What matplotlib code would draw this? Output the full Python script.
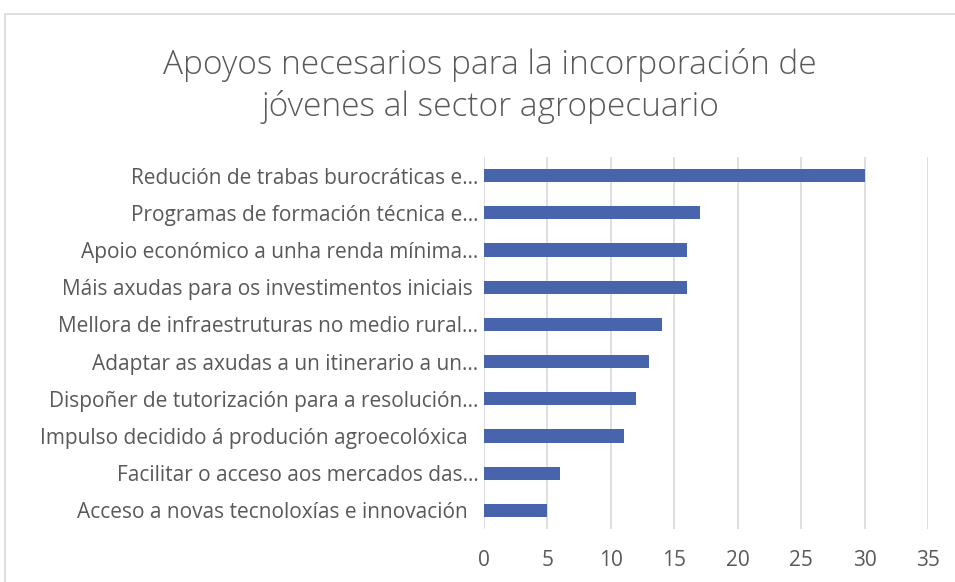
import numpy as np
import matplotlib.pyplot as plt
from matplotlib.patches import Rectangle

# datos (de arriba a abaixo)
labels = [
    "Redución de trabas burocráticas e…",
    "Programas de formación técnica e…",
    "Apoio económico a unha renda mínima…",
    "Máis axudas para os investimentos iniciais ",
    "Mellora de infraestruturas no medio rural…",
    "Adaptar as axudas a un itinerario a un…",
    "Dispoñer de tutorización para a resolución…",
    "Impulso decidido á produción agroecolóxica  ",
    "Facilitar o acceso aos mercados das…",
    "Acceso a novas tecnoloxías e innovación  ",
]
values = [30, 17, 16, 16, 14, 13, 12, 11, 6, 5]
xticks = [0, 5, 10, 15, 20, 25, 30, 35]

plt.rcParams['font.family'] = ['Open Sans', 'DejaVu Sans']

fig = plt.figure(figsize=(9.55, 5.82), dpi=100)
fig.patches.append(Rectangle((5 / 955, -0.1), 1.2, 1 - 14 / 582 + 0.1,
                             transform=fig.transFigure, fill=False,
                             edgecolor='#d9d9d9', linewidth=1.2))

ax = fig.add_axes([484 / 955, 1 - 529 / 582, 444 / 955, 372 / 582])
pos = np.arange(len(labels))[::-1]
ax.barh(pos, values, height=0.35, color='#4864ac', zorder=3)
ax.set_ylim(-0.5, len(labels) - 0.5)
ax.set_xlim(0, 35)
ax.set_xticks(xticks)
ax.set_yticks(pos)
ax.set_yticklabels(labels)
ax.tick_params(axis='both', length=0, labelsize=15, colors='#595959')
ax.tick_params(axis='x', pad=15)
ax.tick_params(axis='y', pad=4)
ax.grid(axis='x', color='#d9d9d9', linewidth=1.2, zorder=0)
for s in ax.spines.values():
    s.set_visible(False)

fig.text(490 / 955, 1 - 86 / 582, "Apoyos necesarios para la incorporación de\njóvenes al sector agropecuario",
         ha='center', va='center', fontsize=24, color='#595959',
         fontweight='light', linespacing=1.3)

fig.savefig('out.png', dpi=100)
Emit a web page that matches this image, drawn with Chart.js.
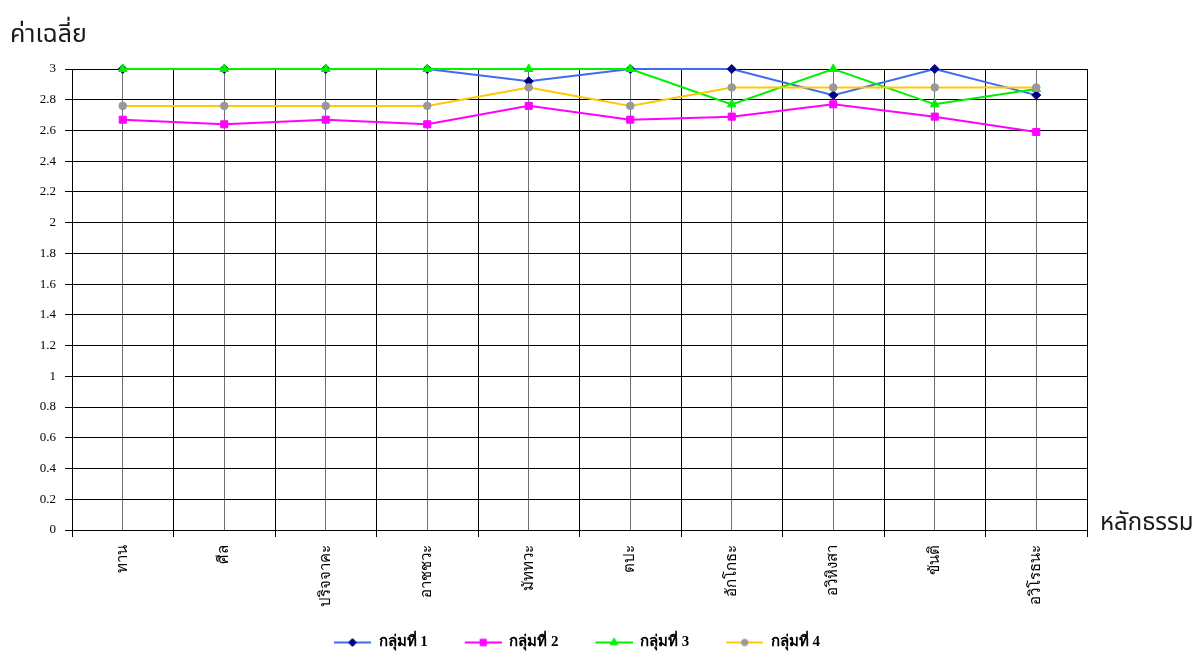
<!DOCTYPE html>
<html lang="th">
<head>
<meta charset="utf-8">
<title>ค่าเฉลี่ยหลักธรรม</title>
<script src="https://cdn.jsdelivr.net/npm/chart.js@4.4.1/dist/chart.umd.min.js"></script>
<style>
  html, body { margin: 0; padding: 0; background: #fff; }
  #wrap { width: 1200px; height: 652px; }
</style>
</head>
<body>
<div id="wrap"><canvas id="chart" width="1200" height="652"></canvas></div>
<script>
// ค่าที่อ่านจากกราฟ
const categories = ["ทาน", "ศีล", "ปริจจาคะ", "อาชชวะ", "มัททวะ", "ตปะ", "อักโกธะ", "อวิหิงสา", "ขันติ", "อวิโรธนะ"];
const seriesNames = ["กลุ่มที่ 1", "กลุ่มที่ 2", "กลุ่มที่ 3", "กลุ่มที่ 4"];
const group1 = [3, 3, 3, 3, 2.92, 3, 3, 2.83, 3, 2.83];
const group2 = [2.67, 2.64, 2.67, 2.64, 2.76, 2.67, 2.69, 2.77, 2.69, 2.59];
const group3 = [3, 3, 3, 3, 3, 3, 2.77, 3, 2.77, 2.87];
const group4 = [2.76, 2.76, 2.76, 2.76, 2.88, 2.76, 2.88, 2.88, 2.88, 2.88];
const yTickValues = [0, 0.2, 0.4, 0.6, 0.8, 1, 1.2, 1.4, 1.6, 1.8, 2, 2.2, 2.4, 2.6, 2.8, 3];
const yTitle = "ค่าเฉลี่ย";
const xTitle = "หลักธรรม";

const serif = "'Liberation Serif', 'Times New Roman', serif";
const sans = "'Noto Sans Thai', 'Noto Sans', 'DejaVu Sans', sans-serif";

// legend sample: blank lead-in (acts as the gap between items), then line + marker
const LEAD = 27, SAMPLE = 37;
function legendSample(lineColor, markColor, style, radius) {
  const c = document.createElement("canvas");
  c.width = LEAD + SAMPLE;
  c.height = 12;
  const g = c.getContext("2d");
  g.strokeStyle = lineColor;
  g.lineWidth = 2;
  g.beginPath();
  g.moveTo(LEAD, 6);
  g.lineTo(LEAD + SAMPLE, 6);
  g.stroke();
  g.fillStyle = markColor;
  g.strokeStyle = markColor;
  g.lineWidth = 1;
  Chart.helpers.drawPoint(g, { pointStyle: style, radius: radius, rotation: 0, borderWidth: 1 }, LEAD + SAMPLE / 2, 6);
  return c;
}

const styles = [
  { line: "#3d6cf0", mark: "#000080", shape: "rectRot", r: 4.5, order: 4 },
  { line: "#ff00ff", mark: "#ff00ff", shape: "rect", r: 5, order: 3 },
  { line: "#00f000", mark: "#00f000", shape: "triangle", r: 5, order: 2 },
  { line: "#ffc800", mark: "#999999", shape: "circle", r: 3.8, order: 1 }
];
const seriesData = [group1, group2, group3, group4];

const datasets = seriesData.map((d, i) => ({
  label: seriesNames[i],
  data: d,
  borderColor: styles[i].line,
  backgroundColor: styles[i].mark,
  borderWidth: 2,
  tension: 0,
  clip: false,
  pointStyle: styles[i].shape,
  pointRadius: styles[i].r,
  pointBackgroundColor: styles[i].mark,
  pointBorderColor: styles[i].mark,
  pointBorderWidth: 1,
  order: styles[i].order
}));

const samples = styles.map(s => legendSample(s.line, s.mark, s.shape, s.r - 0.5));

// axis titles sit outside the usual places, so draw them here
const axisTitles = {
  id: "axisTitles",
  afterLayout(chart) {
    // legend in the original sits a little left of the plot centre
    chart.legend.left -= 16;
    chart.legend.right -= 16;
  },
  afterDraw(chart) {
    const { ctx, chartArea } = chart;
    ctx.save();
    ctx.fillStyle = "#1a1a1a";
    ctx.textBaseline = "alphabetic";
    ctx.textAlign = "left";
    ctx.font = "25px " + sans;
    ctx.fillText(yTitle, 10, 42);
    ctx.font = "24px " + sans;
    ctx.fillText(xTitle, chartArea.right + 13, chartArea.bottom);
    ctx.restore();
  }
};

new Chart(document.getElementById("chart"), {
  type: "line",
  data: { labels: categories, datasets: datasets },
  plugins: [axisTitles],
  options: {
    responsive: false,
    animation: false,
    layout: { padding: { left: 0, right: 113, top: 69, bottom: -8 } },
    plugins: {
      tooltip: { enabled: false },
      legend: {
        position: "bottom",
        fullSize: false,
        labels: {
          usePointStyle: true,
          pointStyleWidth: LEAD + SAMPLE,
          padding: 10,
          color: "#000",
          font: { family: serif, size: 15, weight: "bold" },
          generateLabels(chart) {
            return chart.data.datasets.map((ds, i) => ({
              text: ds.label,
              pointStyle: samples[i],
              fillStyle: ds.borderColor,
              strokeStyle: ds.borderColor,
              lineWidth: 0,
              hidden: false,
              datasetIndex: i
            }));
          }
        }
      }
    },
    scales: {
      x: {
        type: "category",
        offset: true,
        grid: { offset: true, color: "#000", lineWidth: 1, tickLength: 7, tickColor: "#000" },
        border: { color: "#000", width: 1 },
        ticks: {
          minRotation: 90,
          maxRotation: 90,
          autoSkip: false,
          padding: 8,
          color: "#000",
          font: { family: serif, size: 15 }
        },
        afterFit(s) { s.height = 95; }
      },
      x2: {
        type: "category",
        offset: true,
        position: "bottom",
        grid: { offset: false, color: "#707070", lineWidth: 1, drawTicks: false },
        ticks: { display: false },
        border: { display: false }
      },
      y: {
        min: 0,
        max: 3,
        afterBuildTicks(s) { s.ticks = yTickValues.map(v => ({ value: v })); },
        grid: { color: "#000", lineWidth: 1, tickLength: 7, tickColor: "#000" },
        border: { color: "#000", width: 1 },
        ticks: {
          padding: 9,
          color: "#000",
          font: { family: serif, size: 13 },
          callback: v => String(+Number(v).toFixed(1))
        },
        afterFit(s) { s.width = 72; }
      }
    }
  }
});
</script>
</body>
</html>
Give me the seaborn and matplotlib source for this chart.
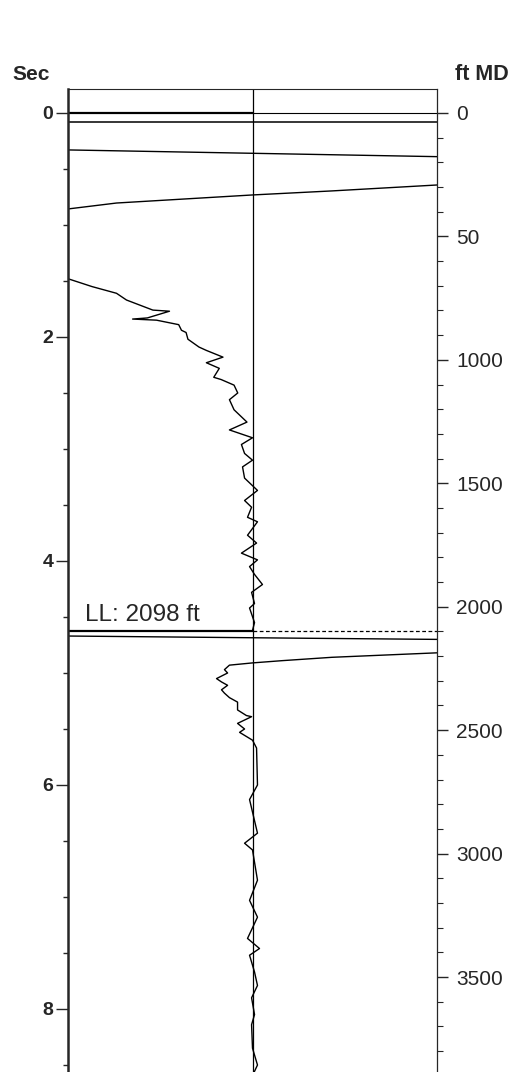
import matplotlib
matplotlib.use("Agg")
import matplotlib.pyplot as plt
import seaborn as sns
from matplotlib.ticker import FixedLocator, MultipleLocator

# time axis (s) and depth scale
FT_PER_SEC = 453.7
left_ticks = [0, 2, 4, 6, 8]
right_ticks = [0, 500, 1000, 1500, 2000, 2500, 3000, 3500]
right_labels = ["0", "50", "1000", "1500", "2000", "2500", "3000", "3500"]

# horizontal event lines near the top
line0_amp = [-1.0, 0.0]
line0_t = [0.0, 0.0]
line0b_amp = [0.0, 1.0]
line0b_t = [0.0, 0.0]
line1_amp = [-1.0, 1.0]
line1_t = [0.08, 0.08]
line2_amp = [-1.0, 0.0, 1.0]
line2_t = [0.33, 0.36, 0.39]
line3_amp = [-1.0, -0.737, 0.0, 0.43, 1.0]
line3_t = [0.857, 0.804, 0.732, 0.696, 0.643]

# upper trace
upper_amp = [-1.0, -0.87, -0.737, -0.683, -0.54, -0.45, -0.57, -0.65, -0.52, -0.40,
             -0.385, -0.36, -0.35, -0.29, -0.25, -0.16, -0.25, -0.18, -0.21, -0.17,
             -0.10, -0.08, -0.125, -0.10, -0.03, -0.125, 0.0, -0.06, -0.043, 0.0,
             -0.054, -0.043, 0.027, -0.043, -0.005, -0.027, 0.027, -0.027, 0.022, -0.06,
             0.027, -0.016, 0.011, 0.054, -0.005, 0.011, -0.016, 0.011, 0.0]
upper_t = [1.48, 1.55, 1.61, 1.67, 1.76, 1.77, 1.83, 1.84, 1.85, 1.89,
           1.94, 1.96, 2.02, 2.09, 2.12, 2.18, 2.23, 2.28, 2.36, 2.38,
           2.43, 2.50, 2.56, 2.65, 2.76, 2.83, 2.90, 2.96, 3.04, 3.10,
           3.16, 3.26, 3.37, 3.46, 3.52, 3.61, 3.65, 3.77, 3.84, 3.93,
           3.99, 4.05, 4.12, 4.21, 4.28, 4.38, 4.42, 4.55, 4.62]

# LL marker
ll_t = 4.625
ll_label = "LL: 2098 ft"
line4_amp = [-1.0, 0.3, 1.0]
line4_t = [4.67, 4.69, 4.70]

# lower trace
lower_amp = [1.0, 0.43, 0.16, 0.0, -0.125, -0.152, -0.135, -0.195, -0.168, -0.135,
             -0.168, -0.152, -0.125, -0.081, -0.081, -0.033, -0.005, -0.081, -0.043, -0.07,
             0.0, 0.022, 0.027, -0.016, 0.027, -0.043, 0.0, 0.027, -0.016, 0.027,
             -0.027, 0.038, -0.016, 0.011, 0.027, -0.005, 0.011, -0.005, 0.0, 0.027, 0.01]
lower_t = [4.82, 4.86, 4.89, 4.91, 4.93, 4.97, 5.00, 5.05, 5.08, 5.11,
           5.15, 5.18, 5.22, 5.26, 5.33, 5.38, 5.39, 5.45, 5.50, 5.53,
           5.60, 5.67, 6.00, 6.13, 6.43, 6.52, 6.58, 6.85, 7.03, 7.18,
           7.37, 7.46, 7.52, 7.67, 7.79, 7.90, 8.05, 8.14, 8.35, 8.50, 8.56]

sns.set_style("white")
plt.rcParams["font.family"] = ["Liberation Sans", "DejaVu Sans"]

fig = plt.figure(figsize=(5.18, 10.72), dpi=100)
ax = fig.add_axes([68 / 518, 0.0, 369 / 518, (1072 - 89) / 1072])

def trace(x, y, lw=1.0, ls="-"):
    sns.lineplot(x=x, y=y, sort=False, estimator=None, color="black",
                 linewidth=lw, linestyle=ls, ax=ax)

trace(line0_amp, line0_t, lw=1.6)
trace(line0b_amp, line0b_t, lw=0.8)
trace(line1_amp, line1_t, lw=1.1)
trace(line2_amp, line2_t)
trace(line3_amp, line3_t)
trace(upper_amp, upper_t)
trace([-1.0, 0.0], [ll_t, ll_t], lw=1.6)
trace([0.0, 1.0], [ll_t, ll_t], lw=0.9, ls=(0, (3, 2)))
trace(line4_amp, line4_t)
trace(lower_amp, lower_t)
ax.axvline(0.0, color="black", linewidth=0.9)

ax.text(-0.91, ll_t - 0.09, ll_label, fontsize=17.5, va="baseline", ha="left")

ax.set_xlim(-1.0, 1.0)
ax.set_ylim(8.5625, -0.214)
ax.set_xticks([])
ax.set_xlabel("")
ax.set_ylabel("")
ax.yaxis.set_major_locator(FixedLocator(left_ticks))
ax.yaxis.set_minor_locator(MultipleLocator(0.5))
ax.set_yticklabels([str(v) for v in left_ticks], fontsize=14, fontweight="bold")
ax.tick_params(axis="y", which="major", left=True, length=9, width=1.0, pad=1.5, direction="out")
ax.tick_params(axis="y", which="minor", left=True, length=3.5, width=1.0, direction="out")
ax.spines["left"].set_linewidth(1.8)
ax.spines["top"].set_linewidth(0.8)
ax.spines["right"].set_visible(False)
ax.spines["bottom"].set_visible(False)

ax2 = ax.twinx()
ax2.set_ylim(8.5625 * FT_PER_SEC, -0.214 * FT_PER_SEC)
ax2.yaxis.set_major_locator(FixedLocator(right_ticks))
ax2.yaxis.set_minor_locator(MultipleLocator(100))
ax2.set_yticklabels(right_labels, fontsize=15)
ax2.tick_params(axis="y", which="major", right=True, length=8, width=1.0, pad=6, direction="out")
ax2.tick_params(axis="y", which="minor", right=True, length=4.5, width=0.8, direction="out")
for side in ["left", "top", "bottom"]:
    ax2.spines[side].set_visible(False)
ax2.spines["right"].set_linewidth(0.9)

fig.text(12 / 518, 1 - 75 / 1072, "Sec", fontsize=15, fontweight="bold", va="center", ha="left")
fig.text(455 / 518, 1 - 74 / 1072, "ft MD", fontsize=15.5, fontweight="bold", va="center", ha="left")

fig.savefig("out.png", dpi=100)
plt.close(fig)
++++++++++++++++++++
What the exercise asks → Write out each line of the listing above, exactly, from its first line to the line holding "from matplotlib.patches import Rectangle", inclusive. Skip the pictures.

Exercise result →
What matplotlib code would draw this? Output the full Python script.
import numpy as np
import matplotlib.pyplot as plt
from matplotlib.patches import Rectangle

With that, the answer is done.